* [GOAL] Exclude pictures. Extract exactly the lines from the one that contains "Recreate this image" down to the one that contains "const weekTickText = ['-4','-2','0','2','4','6','8'];", both included.

Records with drawing code:
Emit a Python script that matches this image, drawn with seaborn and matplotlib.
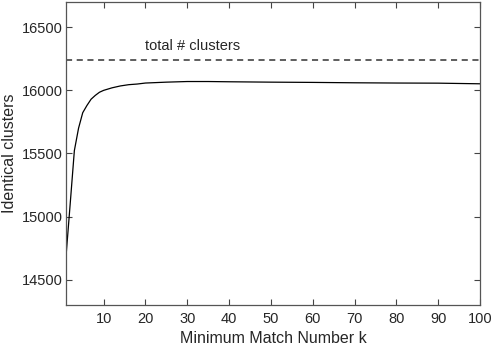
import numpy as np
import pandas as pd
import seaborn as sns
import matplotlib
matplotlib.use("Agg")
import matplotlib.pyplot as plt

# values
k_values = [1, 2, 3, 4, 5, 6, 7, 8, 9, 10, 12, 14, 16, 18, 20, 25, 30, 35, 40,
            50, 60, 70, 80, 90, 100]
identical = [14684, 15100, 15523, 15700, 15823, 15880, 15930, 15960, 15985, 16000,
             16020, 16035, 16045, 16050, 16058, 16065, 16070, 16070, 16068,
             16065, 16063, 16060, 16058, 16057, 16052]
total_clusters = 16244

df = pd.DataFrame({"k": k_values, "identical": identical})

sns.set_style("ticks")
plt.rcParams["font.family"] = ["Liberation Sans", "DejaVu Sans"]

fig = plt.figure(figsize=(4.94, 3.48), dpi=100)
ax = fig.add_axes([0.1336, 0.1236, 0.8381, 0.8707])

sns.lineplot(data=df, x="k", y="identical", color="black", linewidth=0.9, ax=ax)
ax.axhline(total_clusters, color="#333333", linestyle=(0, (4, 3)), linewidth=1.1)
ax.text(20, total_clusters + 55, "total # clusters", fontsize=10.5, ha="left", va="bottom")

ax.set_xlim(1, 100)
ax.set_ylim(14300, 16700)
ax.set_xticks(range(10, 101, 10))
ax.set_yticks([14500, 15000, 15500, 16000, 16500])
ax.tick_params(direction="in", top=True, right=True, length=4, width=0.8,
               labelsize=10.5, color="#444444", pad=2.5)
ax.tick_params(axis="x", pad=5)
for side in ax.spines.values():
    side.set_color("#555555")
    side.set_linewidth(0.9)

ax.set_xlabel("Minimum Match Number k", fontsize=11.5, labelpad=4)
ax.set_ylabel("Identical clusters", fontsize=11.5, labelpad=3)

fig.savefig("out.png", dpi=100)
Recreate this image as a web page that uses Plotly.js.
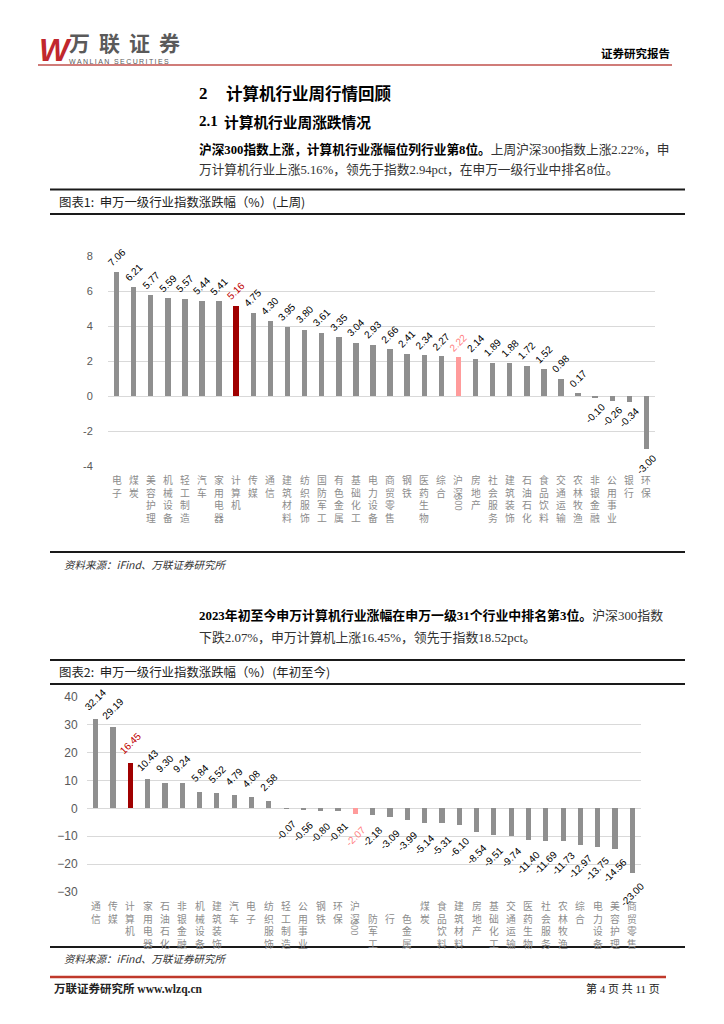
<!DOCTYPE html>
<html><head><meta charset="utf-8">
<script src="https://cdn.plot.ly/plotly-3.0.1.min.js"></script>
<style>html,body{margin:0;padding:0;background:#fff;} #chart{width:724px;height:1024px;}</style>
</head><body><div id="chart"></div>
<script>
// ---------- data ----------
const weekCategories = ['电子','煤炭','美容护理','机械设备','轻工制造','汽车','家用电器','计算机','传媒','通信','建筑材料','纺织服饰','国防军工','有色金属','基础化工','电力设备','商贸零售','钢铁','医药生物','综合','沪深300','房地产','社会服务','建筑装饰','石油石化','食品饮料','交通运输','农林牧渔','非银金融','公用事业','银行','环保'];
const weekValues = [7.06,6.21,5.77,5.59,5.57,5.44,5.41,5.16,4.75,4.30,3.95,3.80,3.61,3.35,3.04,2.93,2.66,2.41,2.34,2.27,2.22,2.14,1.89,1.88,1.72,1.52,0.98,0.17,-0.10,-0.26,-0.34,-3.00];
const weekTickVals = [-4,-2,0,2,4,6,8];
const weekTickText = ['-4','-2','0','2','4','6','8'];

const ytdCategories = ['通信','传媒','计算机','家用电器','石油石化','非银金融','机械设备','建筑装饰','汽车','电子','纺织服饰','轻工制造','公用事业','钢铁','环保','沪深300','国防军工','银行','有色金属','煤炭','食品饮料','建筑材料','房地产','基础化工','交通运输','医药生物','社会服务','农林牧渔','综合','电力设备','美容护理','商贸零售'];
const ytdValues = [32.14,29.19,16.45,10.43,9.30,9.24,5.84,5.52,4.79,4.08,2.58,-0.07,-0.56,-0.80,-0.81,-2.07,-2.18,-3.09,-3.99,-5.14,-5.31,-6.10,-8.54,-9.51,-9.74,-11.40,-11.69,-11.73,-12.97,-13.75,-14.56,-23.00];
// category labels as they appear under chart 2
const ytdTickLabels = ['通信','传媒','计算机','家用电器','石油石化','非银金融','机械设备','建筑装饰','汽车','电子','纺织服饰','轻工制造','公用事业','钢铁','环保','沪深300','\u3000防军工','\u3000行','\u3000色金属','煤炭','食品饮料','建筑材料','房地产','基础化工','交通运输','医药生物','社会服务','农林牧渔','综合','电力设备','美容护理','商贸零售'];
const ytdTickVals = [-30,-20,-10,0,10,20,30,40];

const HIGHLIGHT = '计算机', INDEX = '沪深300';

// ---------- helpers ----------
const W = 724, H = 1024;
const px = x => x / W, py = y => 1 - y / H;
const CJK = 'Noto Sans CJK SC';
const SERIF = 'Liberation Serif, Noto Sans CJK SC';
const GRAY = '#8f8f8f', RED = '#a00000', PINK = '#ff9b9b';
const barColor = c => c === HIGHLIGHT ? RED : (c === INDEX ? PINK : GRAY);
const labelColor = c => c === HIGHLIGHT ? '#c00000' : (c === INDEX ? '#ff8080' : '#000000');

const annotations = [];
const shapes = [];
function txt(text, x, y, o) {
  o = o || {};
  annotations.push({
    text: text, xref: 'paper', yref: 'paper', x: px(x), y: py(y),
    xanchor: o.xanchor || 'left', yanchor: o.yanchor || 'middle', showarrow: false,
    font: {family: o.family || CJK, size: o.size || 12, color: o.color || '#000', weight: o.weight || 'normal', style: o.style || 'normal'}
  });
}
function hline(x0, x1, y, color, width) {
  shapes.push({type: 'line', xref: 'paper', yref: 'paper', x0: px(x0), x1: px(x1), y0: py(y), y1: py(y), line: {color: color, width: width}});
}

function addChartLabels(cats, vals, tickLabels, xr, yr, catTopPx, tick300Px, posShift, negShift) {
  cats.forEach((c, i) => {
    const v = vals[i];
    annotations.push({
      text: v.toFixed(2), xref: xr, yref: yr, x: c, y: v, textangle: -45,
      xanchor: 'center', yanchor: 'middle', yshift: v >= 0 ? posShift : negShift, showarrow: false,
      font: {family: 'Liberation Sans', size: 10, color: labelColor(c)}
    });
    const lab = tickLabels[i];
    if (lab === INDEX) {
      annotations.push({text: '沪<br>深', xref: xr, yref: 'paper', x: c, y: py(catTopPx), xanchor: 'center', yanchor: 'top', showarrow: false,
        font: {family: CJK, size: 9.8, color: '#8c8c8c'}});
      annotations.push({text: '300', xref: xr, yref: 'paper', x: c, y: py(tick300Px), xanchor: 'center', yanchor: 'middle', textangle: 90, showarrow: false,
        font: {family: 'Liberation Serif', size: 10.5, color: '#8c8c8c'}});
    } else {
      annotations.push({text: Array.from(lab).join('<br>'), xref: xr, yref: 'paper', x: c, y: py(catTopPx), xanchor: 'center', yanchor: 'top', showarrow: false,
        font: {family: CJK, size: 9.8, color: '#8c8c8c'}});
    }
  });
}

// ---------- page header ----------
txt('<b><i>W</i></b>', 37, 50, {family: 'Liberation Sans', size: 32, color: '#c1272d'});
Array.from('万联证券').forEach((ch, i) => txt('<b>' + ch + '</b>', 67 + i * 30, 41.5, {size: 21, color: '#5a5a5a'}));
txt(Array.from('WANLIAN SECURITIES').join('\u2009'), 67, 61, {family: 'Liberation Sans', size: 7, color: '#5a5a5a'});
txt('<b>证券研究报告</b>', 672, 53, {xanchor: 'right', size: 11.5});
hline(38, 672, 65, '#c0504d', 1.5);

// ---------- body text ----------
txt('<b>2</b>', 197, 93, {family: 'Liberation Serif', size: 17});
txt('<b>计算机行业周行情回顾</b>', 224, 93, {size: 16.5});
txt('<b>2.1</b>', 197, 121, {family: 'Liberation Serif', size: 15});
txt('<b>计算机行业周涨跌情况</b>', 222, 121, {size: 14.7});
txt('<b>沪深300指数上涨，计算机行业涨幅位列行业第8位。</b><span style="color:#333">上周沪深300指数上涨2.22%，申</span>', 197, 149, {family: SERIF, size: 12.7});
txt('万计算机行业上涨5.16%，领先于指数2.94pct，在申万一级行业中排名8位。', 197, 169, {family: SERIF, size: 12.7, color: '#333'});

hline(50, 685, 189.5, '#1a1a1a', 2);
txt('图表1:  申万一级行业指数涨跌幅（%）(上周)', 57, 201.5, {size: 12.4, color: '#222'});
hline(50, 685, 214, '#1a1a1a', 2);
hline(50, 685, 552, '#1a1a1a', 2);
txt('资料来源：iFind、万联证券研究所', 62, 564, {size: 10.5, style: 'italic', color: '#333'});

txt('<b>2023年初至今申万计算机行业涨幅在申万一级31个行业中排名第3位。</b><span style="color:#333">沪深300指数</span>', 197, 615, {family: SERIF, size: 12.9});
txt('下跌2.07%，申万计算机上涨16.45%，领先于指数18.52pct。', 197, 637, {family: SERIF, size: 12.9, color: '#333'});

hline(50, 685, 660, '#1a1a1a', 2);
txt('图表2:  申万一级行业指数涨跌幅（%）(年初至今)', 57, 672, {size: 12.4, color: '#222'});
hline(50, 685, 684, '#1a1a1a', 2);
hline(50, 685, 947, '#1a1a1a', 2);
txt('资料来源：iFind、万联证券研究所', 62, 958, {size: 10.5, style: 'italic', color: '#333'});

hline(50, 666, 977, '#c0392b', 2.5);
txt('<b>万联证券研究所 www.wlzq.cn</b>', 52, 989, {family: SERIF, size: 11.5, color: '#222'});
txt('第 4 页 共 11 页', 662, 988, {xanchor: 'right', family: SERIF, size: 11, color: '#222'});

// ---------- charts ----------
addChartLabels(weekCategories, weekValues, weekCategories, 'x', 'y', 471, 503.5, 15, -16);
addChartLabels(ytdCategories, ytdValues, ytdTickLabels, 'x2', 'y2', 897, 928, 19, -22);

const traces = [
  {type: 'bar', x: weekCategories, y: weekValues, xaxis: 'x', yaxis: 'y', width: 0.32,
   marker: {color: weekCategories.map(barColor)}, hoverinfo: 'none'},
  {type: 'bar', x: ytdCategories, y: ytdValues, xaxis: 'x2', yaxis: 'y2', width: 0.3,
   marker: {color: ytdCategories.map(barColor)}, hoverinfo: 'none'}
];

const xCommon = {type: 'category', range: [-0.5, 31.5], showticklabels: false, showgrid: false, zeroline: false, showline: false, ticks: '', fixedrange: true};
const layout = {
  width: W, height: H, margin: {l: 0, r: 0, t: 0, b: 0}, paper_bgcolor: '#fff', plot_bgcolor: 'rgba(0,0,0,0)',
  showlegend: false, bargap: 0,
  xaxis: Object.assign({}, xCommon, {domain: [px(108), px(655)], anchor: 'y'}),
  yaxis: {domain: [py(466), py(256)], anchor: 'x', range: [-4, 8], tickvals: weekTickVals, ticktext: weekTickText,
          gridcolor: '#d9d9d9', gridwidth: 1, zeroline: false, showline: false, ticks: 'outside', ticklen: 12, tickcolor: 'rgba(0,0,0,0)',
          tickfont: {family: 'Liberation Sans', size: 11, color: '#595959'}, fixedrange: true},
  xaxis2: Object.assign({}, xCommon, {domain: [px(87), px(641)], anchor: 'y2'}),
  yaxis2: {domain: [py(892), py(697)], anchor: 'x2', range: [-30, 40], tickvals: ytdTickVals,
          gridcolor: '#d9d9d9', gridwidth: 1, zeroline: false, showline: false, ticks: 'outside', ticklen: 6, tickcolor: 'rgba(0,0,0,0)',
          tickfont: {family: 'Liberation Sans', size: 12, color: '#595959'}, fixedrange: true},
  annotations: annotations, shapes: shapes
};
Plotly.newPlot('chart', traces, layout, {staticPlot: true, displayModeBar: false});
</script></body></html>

* [TASK ANSWER]
Recreate this image as a web page that uses Plotly.js.
<!DOCTYPE html>
<html><head><meta charset="utf-8">
<script src="https://cdn.plot.ly/plotly-3.0.1.min.js"></script>
<style>html,body{margin:0;padding:0;background:#fff;} #chart{width:724px;height:1024px;}</style>
</head><body><div id="chart"></div>
<script>
// ---------- data ----------
const weekCategories = ['电子','煤炭','美容护理','机械设备','轻工制造','汽车','家用电器','计算机','传媒','通信','建筑材料','纺织服饰','国防军工','有色金属','基础化工','电力设备','商贸零售','钢铁','医药生物','综合','沪深300','房地产','社会服务','建筑装饰','石油石化','食品饮料','交通运输','农林牧渔','非银金融','公用事业','银行','环保'];
const weekValues = [7.06,6.21,5.77,5.59,5.57,5.44,5.41,5.16,4.75,4.30,3.95,3.80,3.61,3.35,3.04,2.93,2.66,2.41,2.34,2.27,2.22,2.14,1.89,1.88,1.72,1.52,0.98,0.17,-0.10,-0.26,-0.34,-3.00];
const weekTickVals = [-4,-2,0,2,4,6,8];
const weekTickText = ['-4','-2','0','2','4','6','8'];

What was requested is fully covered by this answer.